[Rows from a dataset of charts and code]
-- begin --

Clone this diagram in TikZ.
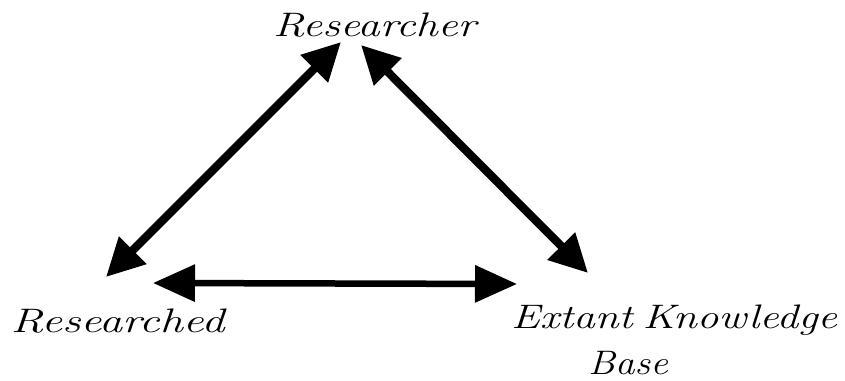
\documentclass[tikz,border=0pt]{standalone}
\usepackage{fontspec}
\usepackage{graphicx}
\usetikzlibrary{arrows.meta}
\newcommand{\hw}[2][1.3]{\scalebox{#1}[1]{#2}}
\tikzset{
  lbl/.style={inner sep=0pt, font=\fontsize{34}{46}\selectfont\itshape},
  diag/.style={line width=8.3pt, {Triangle[length=38pt,width=37pt]}-{Triangle[length=38pt,width=37pt]}},
  horiz/.style={line width=6.5pt, {Triangle[length=42pt,width=36pt]}-{Triangle[length=42pt,width=36pt]}}
}
\begin{document}
\begin{tikzpicture}[x=1pt,y=1pt]
\useasboundingbox (0,0) rectangle (845,380);
\node[lbl, anchor=base] (rer) at (374.5,343) {\hw{Researcher}};
\node[lbl, anchor=base] (red) at (117.5,48) {\hw[1.36]{Researched}};
\node[lbl, anchor=base west, align=left] (ekb) at (511,6) {\hw[1.27]{Extant\hspace{-4pt} Knowledge}\\\hspace*{77pt}\hw[1.15]{Base}};
\coordinate (a1) at (341,338);
\coordinate (a2) at (106,103);
\coordinate (b1) at (361,335);
\coordinate (b2) at (588,107);
\coordinate (c1) at (153,97);
\coordinate (c2) at (517,96);
\draw[diag] (a1) -- (a2);
\draw[diag] (b1) -- (b2);
\draw[horiz] (c1) -- (c2);
\end{tikzpicture}
\end{document}
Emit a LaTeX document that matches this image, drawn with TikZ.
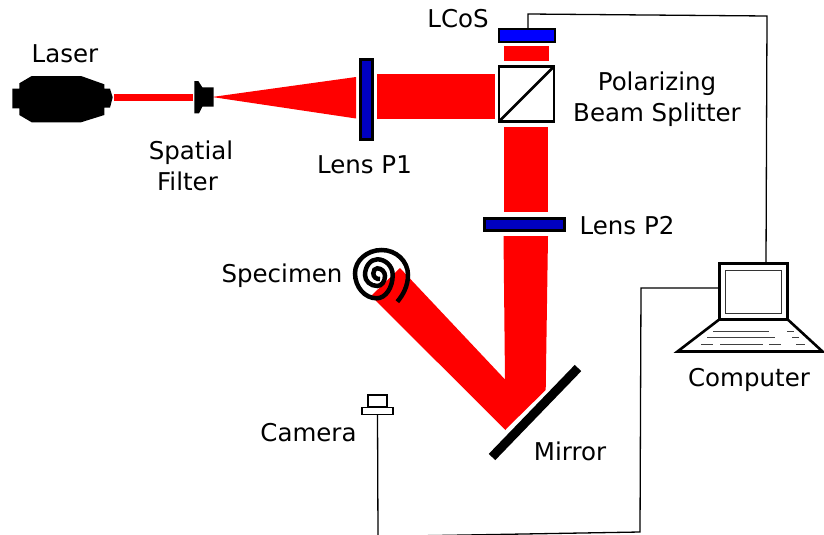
\documentclass[tikz,border=0pt]{standalone}
\usepackage{fontspec}
\setmainfont{DejaVu Sans}
\definecolor{beam}{RGB}{255,0,0}
\definecolor{lensblue}{RGB}{0,0,192}
\definecolor{lcosblue}{RGB}{0,0,255}
\tikzset{
  beamfill/.style={fill=beam,draw=none},
  solidblack/.style={fill=black,draw=none},
  label/.style={font=\fontsize{24.5}{30.5}\selectfont,inner sep=0pt,align=center,text=black},
  box/.style={draw=black,inner sep=0pt,outer sep=0pt,rectangle},
  wire/.style={draw=black,line width=1.3pt,line join=miter},
  keys/.style={draw=black!75,line width=1.2pt}
}
\begin{document}
\begin{tikzpicture}[x=1pt,y=-1pt]
\useasboundingbox (0,0) rectangle (824,535);
% beams
\fill[beamfill] (114,93.5) rectangle (193,101);
\fill[beamfill] (212,97) -- (356,77) -- (356,118.5) -- cycle;
\fill[beamfill] (377,74) rectangle (495,118.7);
\fill[beamfill] (504,46) rectangle (549,60.7);
\fill[beamfill] (503.5,126.5) rectangle (548,212);
\fill[beamfill] (503.5,236) -- (548,236) -- (545.7,390) -- (505,430) -- (505,380) -- cycle;
\fill[beamfill] (371,296) -- (400,268) -- (505.5,380) -- (505.5,430) -- cycle;
% laser
\fill[solidblack] (12.3,88.7) -- (19.3,88.7) -- (19.3,83.3) -- (31.7,76) -- (81,76) -- (104.3,84.3) -- (104.3,88.7) -- (110,88.7) -- (112.7,97.3) -- (110,107.7) -- (104.3,107.7) -- (104.3,115) -- (81,122.3) -- (31.7,122.3) -- (19.3,115) -- (19.3,108.3) -- (12.3,108.3) -- cycle;
% spatial filter
\fill[solidblack] (194.3,81) -- (198.3,81) -- (202.3,87.3) -- (213.7,87.3) -- (213.7,106.7) -- (202.3,106.7) -- (199,113.3) -- (194.3,113.3) -- cycle;
% lenses and LCoS
\node[box,line width=3pt,fill=lensblue,minimum width=12pt,minimum height=80pt] (lensone) at (366.5,99.5) {};
\node[box,line width=3pt,fill=lensblue,minimum width=80pt,minimum height=12pt] (lenstwo) at (524,224.5) {};
\node[box,line width=1.6pt,fill=lcosblue,minimum width=56pt,minimum height=12.5pt] (lcos) at (527,35.5) {};
% beam splitter
\node[box,line width=2.6pt,minimum width=55pt,minimum height=55pt] (cube) at (526.5,94) {};
\draw[black,line width=2.6pt] (cube.south west) -- (cube.north east);
% specimen
\draw[black,line width=4.5pt] (397.3,301.7)
  .. controls (403,295) and (408,286) .. (408,275)
  .. controls (408,261.2) and (396.2,250) .. (381.7,250)
  .. controls (367,250) and (355,260.5) .. (355,273.3)
  .. controls (355,287) and (364.8,298.3) .. (376.7,298.3)
  .. controls (385.5,298.3) and (392.7,287.8) .. (392.7,275)
  .. controls (392.7,266.4) and (385.8,259.3) .. (377.3,259.3)
  .. controls (370.5,259.3) and (365,266.4) .. (365,275)
  .. controls (365,281) and (370.5,286) .. (377.3,286)
  .. controls (381.5,286) and (385,281.5) .. (385,276)
  .. controls (385,271.8) and (381.5,268.3) .. (377.3,268.3)
  .. controls (375,268.3) and (373.3,270.5) .. (373.3,273.3)
  .. controls (373.3,277) and (376.5,279.5) .. (380,279);
% mirror
\coordinate (mirrorA) at (578,368);
\coordinate (mirrorB) at (492,457);
\draw[black,line width=9pt] (mirrorA) -- (mirrorB);
% camera
\node[box,line width=1.8pt,minimum width=19pt,minimum height=11.5pt] (camtop) at (377.5,401) {};
\node[box,line width=1.8pt,minimum width=31pt,minimum height=7pt] (camera) at (377.5,411) {};
% computer
\node[box,line width=2.8pt,minimum width=68pt,minimum height=56pt] (laptop) at (753.5,291.3) {};
\node[box,line width=1.4pt,draw=black!80,minimum width=56pt,minimum height=43pt] (screen) at (753.7,291.7) {};
\draw[black,line width=2.6pt,line join=miter] (laptop.south west) -- (677.5,351.5) -- (822.5,351.5) -- (laptop.south east);
\draw[keys] (713,331.5) -- (769,331.5) (787,331.5) -- (794,331.5);
\draw[keys] (707,337.5) -- (775,337.5) (792,337.5) -- (799,337.5);
\draw[keys] (701,344.5) -- (713,344.5) (720,344.5) -- (763,344.5) (769,344.5) -- (781,344.5) (796,344.5) -- (805,344.5);
% wires
\coordinate (wireA) at (528,14);
\coordinate (wireB) at (767,16);
\coordinate (wireC) at (378,536.5);
\coordinate (wireD) at (640,532);
\coordinate (wireE) at (641,288);
\draw[wire] ([xshift=1pt]lcos.north) -- (wireA) -- (wireB) -- ([xshift=12.5pt]laptop.north);
\draw[wire] (camera.south) -- (wireC) -- (wireD) -- (wireE) -- (laptop.west |- wireE);
% labels
\node[label] (tlaser) at (65,53.5) {Laser};
\node[label] (tfilter) at (191,166) {Spatial\\\hspace*{-7pt}Filter};
\node[label] (tlensone) at (364.5,165) {Lens P1};
\node[label] (tlcos) at (458,19) {LCoS};
\node[label] (tpbs) at (657,99) {Polarizing\\Beam Splitter};
\node[label] (tlenstwo) at (627,225.5) {Lens P2};
\node[label] (tspec) at (282,275.5) {Specimen};
\node[label] (tcam) at (308.5,433) {Camera};
\node[label] (tcomp) at (749,380) {Computer};
\node[label] (tmirror) at (570,451) {Mirror};
\end{tikzpicture}
\end{document}
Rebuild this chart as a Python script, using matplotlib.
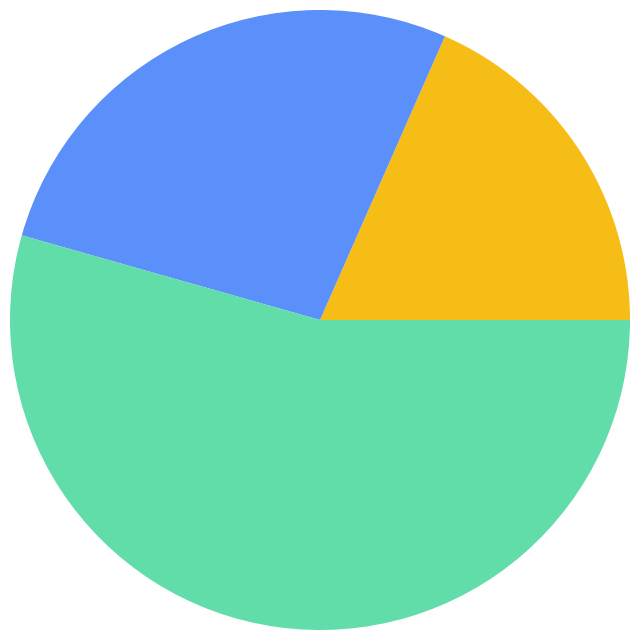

-- end --

Work instructions:
Output the data exactly. Pictures don't belong in the result.

Response below:
Clone this diagram in TikZ.
\documentclass[tikz,border=0pt]{standalone}
\usepackage{fontspec}
\usepackage{graphicx}
\usetikzlibrary{arrows.meta}
\newcommand{\hw}[2][1.3]{\scalebox{#1}[1]{#2}}
\tikzset{
  lbl/.style={inner sep=0pt, font=\fontsize{34}{46}\selectfont\itshape},
  diag/.style={line width=8.3pt, {Triangle[length=38pt,width=37pt]}-{Triangle[length=38pt,width=37pt]}},
  horiz/.style={line width=6.5pt, {Triangle[length=42pt,width=36pt]}-{Triangle[length=42pt,width=36pt]}}
}
\begin{document}
\begin{tikzpicture}[x=1pt,y=1pt]
\useasboundingbox (0,0) rectangle (845,380);
\node[lbl, anchor=base] (rer) at (374.5,343) {\hw{Researcher}};
\node[lbl, anchor=base] (red) at (117.5,48) {\hw[1.36]{Researched}};
\node[lbl, anchor=base west, align=left] (ekb) at (511,6) {\hw[1.27]{Extant\hspace{-4pt} Knowledge}\\\hspace*{77pt}\hw[1.15]{Base}};
\coordinate (a1) at (341,338);
\coordinate (a2) at (106,103);
\coordinate (b1) at (361,335);
\coordinate (b2) at (588,107);
\coordinate (c1) at (153,97);
\coordinate (c2) at (517,96);
\draw[diag] (a1) -- (a2);
\draw[diag] (b1) -- (b2);
\draw[horiz] (c1) -- (c2);
\end{tikzpicture}
\end{document}
Emit a LaTeX document that matches this image, drawn with TikZ.
\documentclass[tikz,border=0pt]{standalone}
\usepackage{fontspec}
\setmainfont{DejaVu Sans}
\definecolor{beam}{RGB}{255,0,0}
\definecolor{lensblue}{RGB}{0,0,192}
\definecolor{lcosblue}{RGB}{0,0,255}
\tikzset{
  beamfill/.style={fill=beam,draw=none},
  solidblack/.style={fill=black,draw=none},
  label/.style={font=\fontsize{24.5}{30.5}\selectfont,inner sep=0pt,align=center,text=black},
  box/.style={draw=black,inner sep=0pt,outer sep=0pt,rectangle},
  wire/.style={draw=black,line width=1.3pt,line join=miter},
  keys/.style={draw=black!75,line width=1.2pt}
}
\begin{document}
\begin{tikzpicture}[x=1pt,y=-1pt]
\useasboundingbox (0,0) rectangle (824,535);
% beams
\fill[beamfill] (114,93.5) rectangle (193,101);
\fill[beamfill] (212,97) -- (356,77) -- (356,118.5) -- cycle;
\fill[beamfill] (377,74) rectangle (495,118.7);
\fill[beamfill] (504,46) rectangle (549,60.7);
\fill[beamfill] (503.5,126.5) rectangle (548,212);
\fill[beamfill] (503.5,236) -- (548,236) -- (545.7,390) -- (505,430) -- (505,380) -- cycle;
\fill[beamfill] (371,296) -- (400,268) -- (505.5,380) -- (505.5,430) -- cycle;
% laser
\fill[solidblack] (12.3,88.7) -- (19.3,88.7) -- (19.3,83.3) -- (31.7,76) -- (81,76) -- (104.3,84.3) -- (104.3,88.7) -- (110,88.7) -- (112.7,97.3) -- (110,107.7) -- (104.3,107.7) -- (104.3,115) -- (81,122.3) -- (31.7,122.3) -- (19.3,115) -- (19.3,108.3) -- (12.3,108.3) -- cycle;
% spatial filter
\fill[solidblack] (194.3,81) -- (198.3,81) -- (202.3,87.3) -- (213.7,87.3) -- (213.7,106.7) -- (202.3,106.7) -- (199,113.3) -- (194.3,113.3) -- cycle;
% lenses and LCoS
\node[box,line width=3pt,fill=lensblue,minimum width=12pt,minimum height=80pt] (lensone) at (366.5,99.5) {};
\node[box,line width=3pt,fill=lensblue,minimum width=80pt,minimum height=12pt] (lenstwo) at (524,224.5) {};
\node[box,line width=1.6pt,fill=lcosblue,minimum width=56pt,minimum height=12.5pt] (lcos) at (527,35.5) {};
% beam splitter
\node[box,line width=2.6pt,minimum width=55pt,minimum height=55pt] (cube) at (526.5,94) {};
\draw[black,line width=2.6pt] (cube.south west) -- (cube.north east);
% specimen
\draw[black,line width=4.5pt] (397.3,301.7)
  .. controls (403,295) and (408,286) .. (408,275)
  .. controls (408,261.2) and (396.2,250) .. (381.7,250)
  .. controls (367,250) and (355,260.5) .. (355,273.3)
  .. controls (355,287) and (364.8,298.3) .. (376.7,298.3)
  .. controls (385.5,298.3) and (392.7,287.8) .. (392.7,275)
  .. controls (392.7,266.4) and (385.8,259.3) .. (377.3,259.3)
  .. controls (370.5,259.3) and (365,266.4) .. (365,275)
  .. controls (365,281) and (370.5,286) .. (377.3,286)
  .. controls (381.5,286) and (385,281.5) .. (385,276)
  .. controls (385,271.8) and (381.5,268.3) .. (377.3,268.3)
  .. controls (375,268.3) and (373.3,270.5) .. (373.3,273.3)
  .. controls (373.3,277) and (376.5,279.5) .. (380,279);
% mirror
\coordinate (mirrorA) at (578,368);
\coordinate (mirrorB) at (492,457);
\draw[black,line width=9pt] (mirrorA) -- (mirrorB);
% camera
\node[box,line width=1.8pt,minimum width=19pt,minimum height=11.5pt] (camtop) at (377.5,401) {};
\node[box,line width=1.8pt,minimum width=31pt,minimum height=7pt] (camera) at (377.5,411) {};
% computer
\node[box,line width=2.8pt,minimum width=68pt,minimum height=56pt] (laptop) at (753.5,291.3) {};
\node[box,line width=1.4pt,draw=black!80,minimum width=56pt,minimum height=43pt] (screen) at (753.7,291.7) {};
\draw[black,line width=2.6pt,line join=miter] (laptop.south west) -- (677.5,351.5) -- (822.5,351.5) -- (laptop.south east);
\draw[keys] (713,331.5) -- (769,331.5) (787,331.5) -- (794,331.5);
\draw[keys] (707,337.5) -- (775,337.5) (792,337.5) -- (799,337.5);
\draw[keys] (701,344.5) -- (713,344.5) (720,344.5) -- (763,344.5) (769,344.5) -- (781,344.5) (796,344.5) -- (805,344.5);
% wires
\coordinate (wireA) at (528,14);
\coordinate (wireB) at (767,16);
\coordinate (wireC) at (378,536.5);
\coordinate (wireD) at (640,532);
\coordinate (wireE) at (641,288);
\draw[wire] ([xshift=1pt]lcos.north) -- (wireA) -- (wireB) -- ([xshift=12.5pt]laptop.north);
\draw[wire] (camera.south) -- (wireC) -- (wireD) -- (wireE) -- (laptop.west |- wireE);
% labels
\node[label] (tlaser) at (65,53.5) {Laser};
\node[label] (tfilter) at (191,166) {Spatial\\\hspace*{-7pt}Filter};
\node[label] (tlensone) at (364.5,165) {Lens P1};
\node[label] (tlcos) at (458,19) {LCoS};
\node[label] (tpbs) at (657,99) {Polarizing\\Beam Splitter};
\node[label] (tlenstwo) at (627,225.5) {Lens P2};
\node[label] (tspec) at (282,275.5) {Specimen};
\node[label] (tcam) at (308.5,433) {Camera};
\node[label] (tcomp) at (749,380) {Computer};
\node[label] (tmirror) at (570,451) {Mirror};
\end{tikzpicture}
\end{document}
Rebuild this chart as a Python script, using matplotlib.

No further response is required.